Dr Zubair Popalzai – Translator

Zubair is a Pashto, Dari and English language translation and interpretation professional with more than 20 years’ experience. He is a consultant translator for BBC Monitoring and has worked as an interpreter for United Nations special envoys in politically and militarily sensitive environments in South Asia. He also works as a legal interpreter at solicitors’ offices, tribunals, immigration detention centres and police contexts in the UK.

Negeen Kargar – Translator

Negeen is a translator, writer, and research scientist. She has translated and interpreted for the Guardian, Channel 4 and BBC Radio, and is an Associate Member of the Royal Society of Chemistry.
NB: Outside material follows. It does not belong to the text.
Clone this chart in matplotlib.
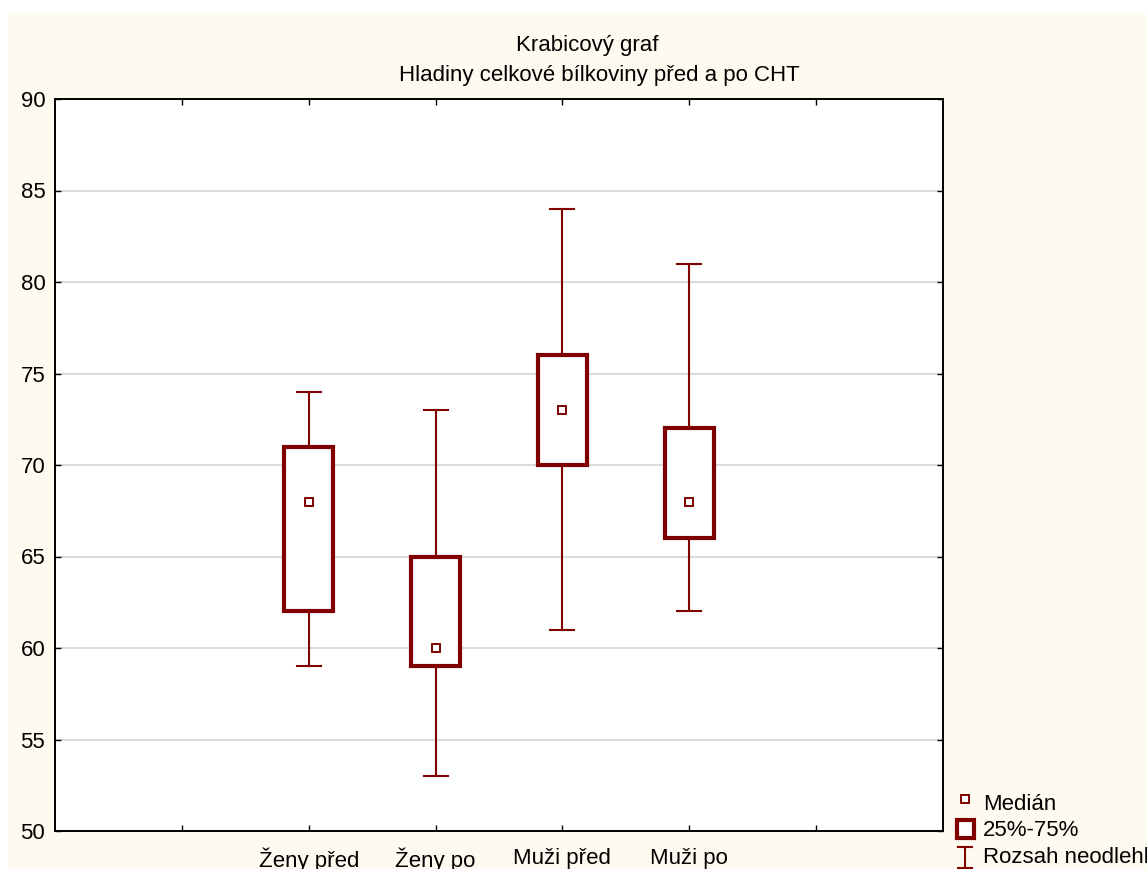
import matplotlib.pyplot as plt
import matplotlib.patches as patches
import matplotlib as mpl
from matplotlib.lines import Line2D

mpl.rcParams["font.family"] = ["Liberation Sans", "DejaVu Sans"]

groups = ["Ženy před", "Ženy po", "Muži před", "Muži po"]
mins = [59, 53, 61, 62]
q1 = [62, 59, 70, 66]
medians = [68, 60, 73, 68]
q3 = [71, 65, 76, 72]
maxs = [74, 73, 84, 81]

RED = "#800000"
CREAM = "#fffaf0"
W, H = 1147, 869
FS = 16

fig = plt.figure(figsize=(W / 100, H / 100), dpi=100)
fig.patch.set_facecolor("white")
fig.add_artist(patches.Rectangle((8 / W, 0), 1, 1 - 13 / H, transform=fig.transFigure,
                                 facecolor=CREAM, edgecolor="none", zorder=-10))

ax = fig.add_axes([55 / W, 1 - 831 / H, (943 - 55) / W, (831 - 99) / H])
ax.set_facecolor("white")
ax.set_xlim(0, 7)
ax.set_ylim(50, 90)
ax.set_yticks(range(50, 91, 5))
ax.set_xticks([1, 2, 3, 4, 5, 6])
ax.set_xticklabels([""] + groups + [""])
ax.tick_params(direction="in", top=True, right=True, length=4, width=1,
               labelsize=FS, pad=7)
ax.tick_params(axis="x", pad=12)
for s in ax.spines.values():
    s.set_linewidth(1.4)
for y in range(55, 90, 5):
    ax.axhline(y, color="#d4d4d4", linewidth=1.2, zorder=0)

bw = 0.39
cw = 0.19
for i in range(len(groups)):
    x = i + 2
    ax.plot([x, x], [mins[i], q1[i]], color=RED, lw=1.5, zorder=2)
    ax.plot([x, x], [q3[i], maxs[i]], color=RED, lw=1.5, zorder=2)
    ax.plot([x - cw / 2, x + cw / 2], [mins[i], mins[i]], color=RED, lw=1.5, zorder=2)
    ax.plot([x - cw / 2, x + cw / 2], [maxs[i], maxs[i]], color=RED, lw=1.5, zorder=2)
    ax.add_patch(patches.Rectangle((x - bw / 2, q1[i]), bw, q3[i] - q1[i],
                                   facecolor="white", edgecolor=RED, lw=3.0, zorder=3))
    ax.plot(x, medians[i], "s", ms=5.5, mfc="white", mec=RED, mew=1.4, zorder=4)

fig.text(587 / W, 1 - 46 / H, "Krabicový graf", ha="center", va="center", fontsize=FS)
fig.text(599 / W, 1 - 75 / H, "Hladiny celkové bílkoviny před a po CHT",
         ha="center", va="center", fontsize=FS)

# legend
tf = fig.transFigure
fig.add_artist(Line2D([965 / W], [1 - 799 / H], transform=tf, marker="s", ms=5.5,
                      mfc="white", mec=RED, mew=1.4, ls="none"))
fig.add_artist(patches.Rectangle((957 / W, 1 - 838 / H), 17 / W, 18 / H, transform=tf,
                                 facecolor="white", edgecolor=RED, lw=3.0))
fig.add_artist(Line2D([965 / W, 965 / W], [1 - 847 / H, 1 - 869 / H], transform=tf,
                      color=RED, lw=1.5))
fig.add_artist(Line2D([958 / W, 972 / W], [1 - 847 / H, 1 - 847 / H], transform=tf,
                      color=RED, lw=1.5))
fig.add_artist(Line2D([958 / W, 972 / W], [1 - 868 / H, 1 - 868 / H], transform=tf,
                      color=RED, lw=1.5))
fig.text(983 / W, 1 - 805 / H, "Medián", va="center", fontsize=FS)
fig.text(983 / W, 1 - 830 / H, "25%-75%", va="center", fontsize=FS)
fig.text(983 / W, 1 - 858 / H, "Rozsah neodlehlých", va="center", fontsize=FS)

fig.savefig("out.png", dpi=100)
Patrick Spaven – Monitoring and Evaluation

Patrick is Technical Lead at Global MEL Contract, Conflict Stability and Security Fund. He is also an independent consultant and practitioner in monitoring, evaluation and learning (MEL) and Theory of Change (ToC), and Visiting Fellow at Manchester University. He works mainly in international development and in building MEL systems in governments, organisations, grant funds and programmes.